Data Preparation Notebook

The data for this notebook is from Kaggle. The data looks like it is synthetic, the characteristics observed in the dataset also seem to suggest that. The objectives for this notebook are to:

Understand the attributes in the dataset, thier purpose and range of values
Understand how transactions are represented
Extract transactions involving an ice cream purchase
Aggregate the ice cream transactions at a daily cadence
Extract the maximum daily sales of ice cream for each week of the analysis period

import pandas as pd
fp = "../data/Retail_Transactions_Dataset.csv"
df = pd.read_csv(fp)

df.head()

Profile the categorical columns

df.columns

category_cols = ['Payment_Method', 'City', 'Store_Type',\
       'Discount_Applied', 'Customer_Category', 'Season', 'Promotion']

df[category_cols] = df[category_cols].astype('category')

df["Date"] = pd.to_datetime(df["Date"])

df.dtypes

df["Customer_Category"].value_counts()

df["City"].value_counts()

Observation

The counts for each of the metro areas are very similar, the counts for each of the customer categories are very similar, so this dataset was probably synthetically generated.

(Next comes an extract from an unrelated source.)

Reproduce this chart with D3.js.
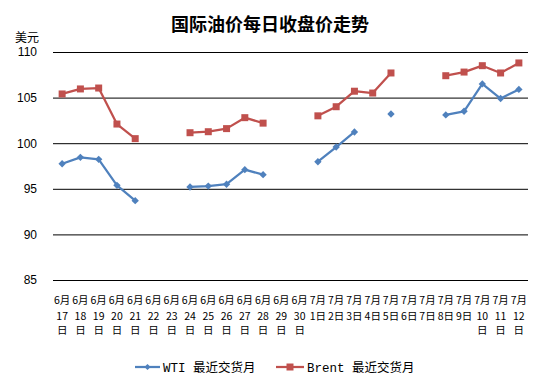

df["Product"] = df["Product"].apply(eval)

purchase_summ = {}
for index, row in df["Product"].items():
    for p in row:
        if p in purchase_summ:
            purchase_summ[p] += 1
        else:
            purchase_summ[p] = 1

Extract the ice cream transactions

def is_ice_cream(row):
    for p in row:
        if p == "Ice Cream":
            return True
    return False
df["is_ice_cream"] = df["Product"].apply(is_ice_cream)

df_ice_cream_trans = df[df["is_ice_cream"]].reset_index()
req_cols = ["Date"]
df_ice_cream_trans = df_ice_cream_trans[req_cols]

df_ice_cream_trans["ice_cream_purchases"] = 1

df_daily_ice_cream_sales = df_ice_cream_trans.set_index("Date").resample("D").sum()

df_weekly_max_ice_cream_sales = df_daily_ice_cream_sales.assign(year=df_daily_ice_cream_sales.index.year,\
                                week = df_daily_ice_cream_sales.index.isocalendar().week).groupby(['year','week']).max()

df_weekly_mean_ice_cream_sales = df_daily_ice_cream_sales.assign(year=df_daily_ice_cream_sales.index.year,\
                                week = df_daily_ice_cream_sales.index.isocalendar().week).groupby(['year','week']).mean()

df_weekly_max_ice_cream_sales = pd.DataFrame(df_weekly_max_ice_cream_sales.to_records())

df_weekly_max_ice_cream_sales

df_weekly_mean_ice_cream_sales

Write the extracted files for further analysis

fpdaily = "../data/daily_ice_cream_sales.csv"
fpmaxweekly = "../data/max_weekly_ice_cream_sales.csv"
fpmeanweekly = "../data/mean_weekly_ice_cream_sales.csv"
df_daily_ice_cream_sales.to_csv(fpdaily, index=True)
df_weekly_max_ice_cream_sales.to_csv(fpmaxweekly, index=True)
df_weekly_mean_ice_cream_sales.to_csv(fpmeanweekly, index=True)